The equity theory of laches is the counterpart of the "leave on motion" in Rule 14. The two traditional elements for defeating a laches defense, excuse for delay and lack of prejudice to the defendant, have recently been modified. In Molnar v. Gulfcoast Transit, 371 F.2d 639, 642 (5th Cir. 1967), the Fifth Circuit declared that "[a]lthough frequently classified as a separate element, the inexcusability of the delay is closely intertwined with the predominate factor of detriment or lack of detriment, and what is a thin excuse may turn out to be bearable because no harm is suffered." Akers v. State Marine Lines, Inc., 344 F.2d 217, 220 (5th Cir. 1965), held that unexcused delay without prejudice would not bar a suit. In Watz, supra, the court held laches would not apply, declaring:

"Crews v. Arundel Corporation, 5 Cir. 1967, 386 F.2d 528, 530, concluded that it was settled that `claims based on unseaworthiness are barred only if the delay in filing the libel beyond the three-year Jones Act limitation period is inexcusable and if the delay has prejudiced the defense of the suit' (emphasis original). Since proof of either absence of prejudice or excuse for delay will repel a claim of laches, we conclude that the absence of prejudice in this case justifies the district court's decision not to dismiss the suit for laches." Watz, supra at 112.
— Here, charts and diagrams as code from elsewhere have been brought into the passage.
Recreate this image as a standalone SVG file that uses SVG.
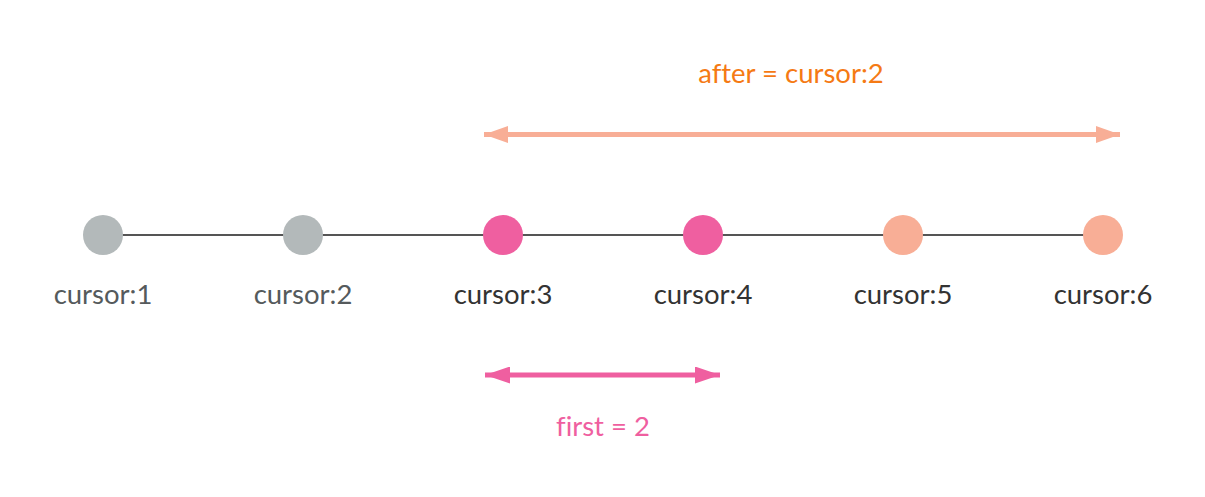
<svg xmlns="http://www.w3.org/2000/svg" width="1205" height="497" viewBox="0 0 1205 497">
<style>
text{font-family:Lato,"Noto Sans",sans-serif;font-size:27.5px;text-anchor:middle;font-variant-ligatures:none}
.lbl-old{fill:#555a5c}
.lbl{fill:#333333}
.gray{fill:#b3b9ba}
.pink{fill:#ef5fa0}
.salmon{fill:#f8ae96}
</style>
<defs>
<marker id="ahS" viewBox="0 0 24 17" refX="24" refY="8.5" markerWidth="24" markerHeight="17" markerUnits="userSpaceOnUse" orient="auto-start-reverse"><path d="M0,0 L24,8.5 L0,17 Z" fill="#f8ae96"/></marker>
<marker id="ahP" viewBox="0 0 25 17" refX="25" refY="8.5" markerWidth="25" markerHeight="17" markerUnits="userSpaceOnUse" orient="auto-start-reverse"><path d="M0,0 L25,8.5 L0,17 Z" fill="#ef5fa0"/></marker>
</defs>
<g id="connectors">
<line x1="103" y1="235" x2="1103" y2="235" stroke="#555555" stroke-width="2"/>
<line x1="484" y1="134.5" x2="1120" y2="134.5" stroke="#f8ae96" stroke-width="5" marker-start="url(#ahS)" marker-end="url(#ahS)"/>
<line x1="485" y1="375" x2="720" y2="375" stroke="#ef5fa0" stroke-width="5" marker-start="url(#ahP)" marker-end="url(#ahP)"/>
</g>
<g id="node1"><circle class="gray" cx="103" cy="235" r="20"/><text class="lbl-old" x="103" y="304">cursor:1</text></g>
<g id="node2"><circle class="gray" cx="303" cy="235" r="20"/><text class="lbl-old" x="303" y="304">cursor:2</text></g>
<g id="node3"><circle class="pink" cx="503" cy="235" r="20"/><text class="lbl" x="503" y="304">cursor:3</text></g>
<g id="node4"><circle class="pink" cx="703" cy="235" r="20"/><text class="lbl" x="703" y="304">cursor:4</text></g>
<g id="node5"><circle class="salmon" cx="903" cy="235" r="20"/><text class="lbl" x="903" y="304">cursor:5</text></g>
<g id="node6"><circle class="salmon" cx="1103" cy="235" r="20"/><text class="lbl" x="1103" y="304">cursor:6</text></g>
<g id="label-after"><text x="791" y="83" fill="#f57a14">after = cursor:2</text></g>
<g id="label-first"><text x="603" y="436" fill="#ef5fa0">first = 2</text></g>
</svg>
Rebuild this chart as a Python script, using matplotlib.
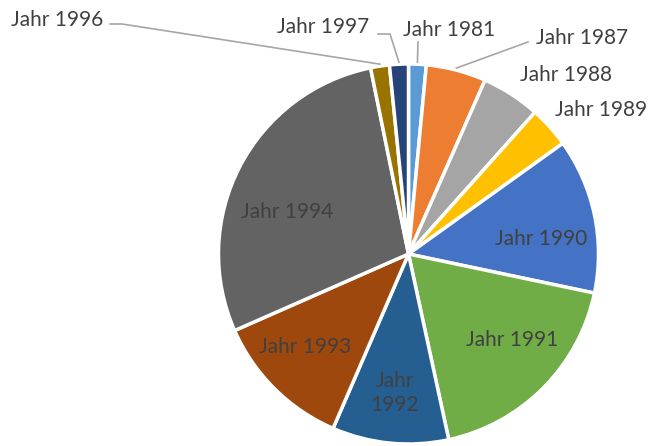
import numpy as np
import matplotlib.pyplot as plt

labels = ['Jahr 1981', 'Jahr 1987', 'Jahr 1988', 'Jahr 1989', 'Jahr 1990', 'Jahr 1991',
          'Jahr 1992', 'Jahr 1993', 'Jahr 1994', 'Jahr 1996', 'Jahr 1997']
values = [1.5, 5.1, 5.0, 3.5, 13.2, 18.3, 9.9, 11.9, 28.4, 1.6, 1.6]
colors = ['#5B9BD5', '#ED7D31', '#A5A5A5', '#FFC000', '#4472C4', '#70AD47',
          '#255E91', '#9E480E', '#636363', '#997300', '#264478']

plt.rcParams['font.family'] = ['Lato', 'DejaVu Sans']
W, H = 650, 446
fig = plt.figure(figsize=(W / 100, H / 100), dpi=100)
ax = fig.add_axes([0, 0, 1, 1])

cx, cy, r = 408.5, H - 254, 190
wedges, _ = ax.pie(values, colors=colors, startangle=90, counterclock=False,
                   center=(cx, cy), radius=r, frame=True,
                   wedgeprops=dict(edgecolor='white', linewidth=2.5))
ax.set_xlim(0, W)
ax.set_ylim(0, H)
ax.axis('off')

txt = '#404040'
fs = 15

# labels inside the bigger slices (pixel positions, y from top)
inside = {4: (541, 239, 'Jahr 1990'), 5: (512, 340, 'Jahr 1991'),
          6: (395, 393, 'Jahr\n1992'), 7: (305, 347, 'Jahr 1993'),
          8: (287, 212, 'Jahr 1994')}
for i, (x, y, s) in inside.items():
    ax.text(x, H - y, s, ha='center', va='center', color=txt, fontsize=fs,
            linespacing=1.3)

# labels outside, with leader lines
lc = '#A6A6A6'
def edge_point(i):
    start = 90 - 360 * sum(values[:i]) / sum(values)
    mid = np.deg2rad(start - 180 * values[i] / sum(values))
    return cx + r * np.cos(mid), cy + r * np.sin(mid)

out = {0: ((449, 30), [(418, 42)]),
       1: ((582, 38), [(528, 42)]),
       9: ((57, 20), [(110, 24), (122, 24)]),
       10: ((323, 27), [(378, 34), (390, 34)])}
for i, ((x, y), pts) in out.items():
    ax.text(x, H - y, labels[i], ha='center', va='center', color=txt, fontsize=fs)
    ex, ey = edge_point(i)
    xs = [p[0] for p in pts] + [ex]
    ys = [H - p[1] for p in pts] + [ey + 2]
    ax.plot(xs, ys, color=lc, lw=1.2)

ax.text(566, H - 75, labels[2], ha='center', va='center', color=txt, fontsize=fs)
ax.text(647, H - 110, labels[3], ha='right', va='center', color=txt, fontsize=fs)

fig.savefig('out.png', dpi=100)
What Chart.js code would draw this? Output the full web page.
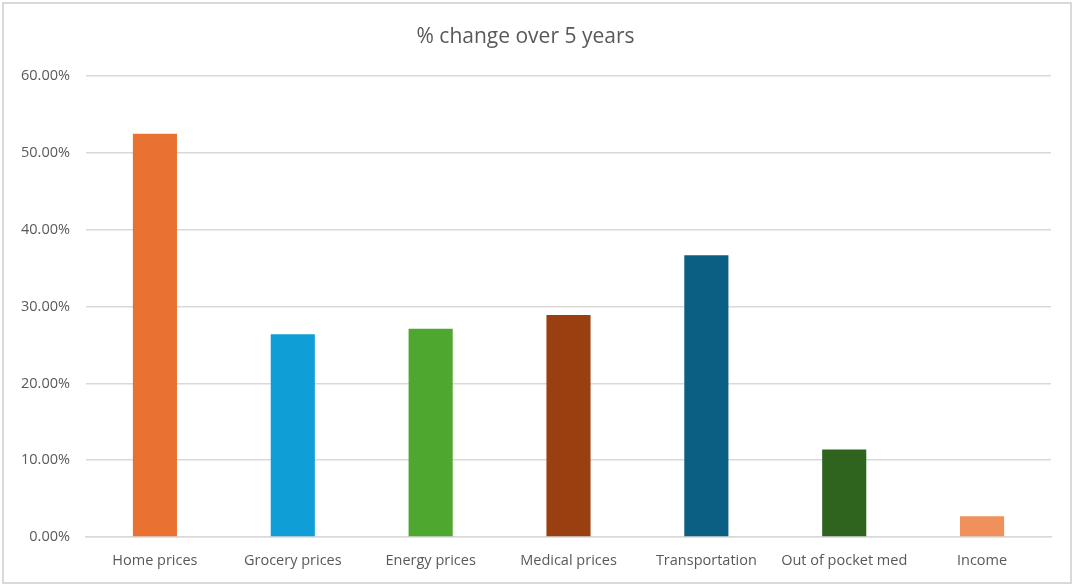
<!DOCTYPE html>
<html>
<head>
<meta charset="utf-8">
<script src="https://cdn.jsdelivr.net/npm/chart.js@4/dist/chart.umd.min.js"></script>
<style>
  html, body { margin: 0; padding: 0; background: #fff; }
  #wrap { position: relative; width: 1074px; height: 586px; }
  #frame { position: absolute; left: 2px; top: 2px; width: 1066px; height: 578px; border: 2px solid #d9d9d9; pointer-events: none; }
</style>
</head>
<body>
<div id="wrap">
  <canvas id="chart" width="1074" height="586"></canvas>
  <div id="frame"></div>
</div>
<script>
const categories = ['Home prices', 'Grocery prices', 'Energy prices', 'Medical prices', 'Transportation', 'Out of pocket med', 'Income'];
const changePct = [52.5, 26.4, 27.1, 28.9, 36.7, 11.4, 2.7];
const barColors = ['#E97132', '#0F9ED5', '#4EA72E', '#9A3F0F', '#0B5F82', '#2F641E', '#F0915C'];

const textColor = '#595959';
const gridColor = '#d9d9d9';
const fontFamily = '"Open Sans", sans-serif';

const ctx = document.getElementById('chart').getContext('2d');
new Chart(ctx, {
  type: 'bar',
  data: {
    labels: categories,
    datasets: [{
      label: '% change over 5 years',
      data: changePct,
      backgroundColor: barColors,
      borderWidth: 0,
      categoryPercentage: 1,
      barPercentage: 0.32
    }]
  },
  options: {
    responsive: false,
    animation: false,
    layout: { padding: { left: 0, right: 23, top: 0, bottom: 0 } },
    plugins: {
      legend: { display: false },
      tooltip: { enabled: false },
      title: {
        display: true,
        text: '% change over 5 years',
        color: textColor,
        font: { family: fontFamily, size: 21, weight: 'normal' },
        padding: { top: 24, bottom: 27 }
      }
    },
    scales: {
      x: {
        afterFit: (scale) => { scale.height = 49; },
        grid: { display: false },
        border: { color: gridColor, width: 1.5 },
        ticks: { color: textColor, font: { family: fontFamily, size: 14.5 }, padding: 7 }
      },
      y: {
        min: 0,
        max: 60,
        afterFit: (scale) => { scale.width = 86; },
        grid: { color: gridColor, lineWidth: 1.5, drawTicks: false },
        border: { display: false },
        ticks: {
          stepSize: 10,
          color: textColor,
          font: { family: fontFamily, size: 14.5 },
          padding: 16,
          callback: (v) => v.toFixed(2) + '%'
        }
      }
    }
  }
});
</script>
</body>
</html>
In the suit at bar, the original case was granted transfer from the New Orleans district court on October 22, 1969, to the Houston court in order that service could be obtained on the third-party defendant. On July 22, 1970, the said third-party complaint was filed. In the pragmatic light of modern legal practice, the time that lapsed is not as a matter of law conclusive as inexcusable delay nor does it produce detrimental results to the third-party defendant.

The long respected policy of disposing of issues arising out of a single transaction by means of nonprejudicial judicial *525 procedures can only be furthered by denying the motion for summary judgment and allowing all the parties involved in this case to go to trial on the merits.

It is hereby ordered, adjudged and decreed that this motion for summary judgment be denied.